Mit dem Genossenschaftsverband sollen auch Außenstehende oder Vernetzungen mit Außenstehenden gefördert werden. Alle, die eine ähnliche Wirtschaftsethik vertreten, gehören im Prinzip dazu. Vor allem sollen kleine Genossenschaften besondere Unterstützung erhalten, sodass diese überleben können. Besonders stellt sich hier die Frage, wie Bedürfnisse und Synergien erkannt, erfasst und erlebt werden können.
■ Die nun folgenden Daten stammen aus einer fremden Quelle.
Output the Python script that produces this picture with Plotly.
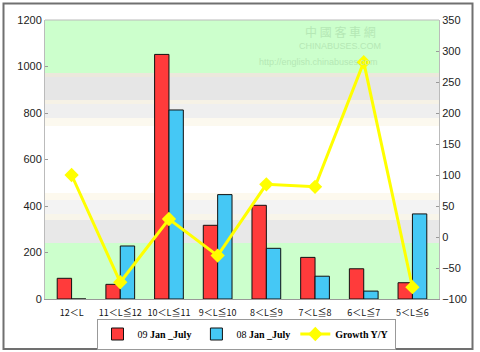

Karl Staudinger, der Advokat des Verbandes, wird sich zu all diesen Themen und zu deren Kapazitätsbewältigung noch dahinter setzen. Es werden dazu Jour Fix-Zeiten eingerichtet werden. Anstehende Fragen möchte der neue Obmann binnen 24 Stunden beantworten. Ein sicher sehr ambitioniertes Vorhaben.

Als einer der letzten Tagespunkte stand noch der Antrag einer ‚Vereinfachten Revision für Kleinstgenossenschaften beim Bundesgesetz einzubringen’ auf der Agenda. Dieser Antrag folgt einer Vorgabe, die bereits in Deutschland erfolgreich  umgesetzt wurde. Sie soll für Genossenschaften mit <700.000 € Umsatz, <50.000 € Bilanz und <10 ArbeitnehmerInnen gelten. Er wurde ebenfalls, wie alle anderen Abstimmungen, einstimmig beschlossen.

Die GV schließt somit erfolgreich ihre Sitzung und es blieb noch Zeit für so manche lebhafte Diskussionen untereinander.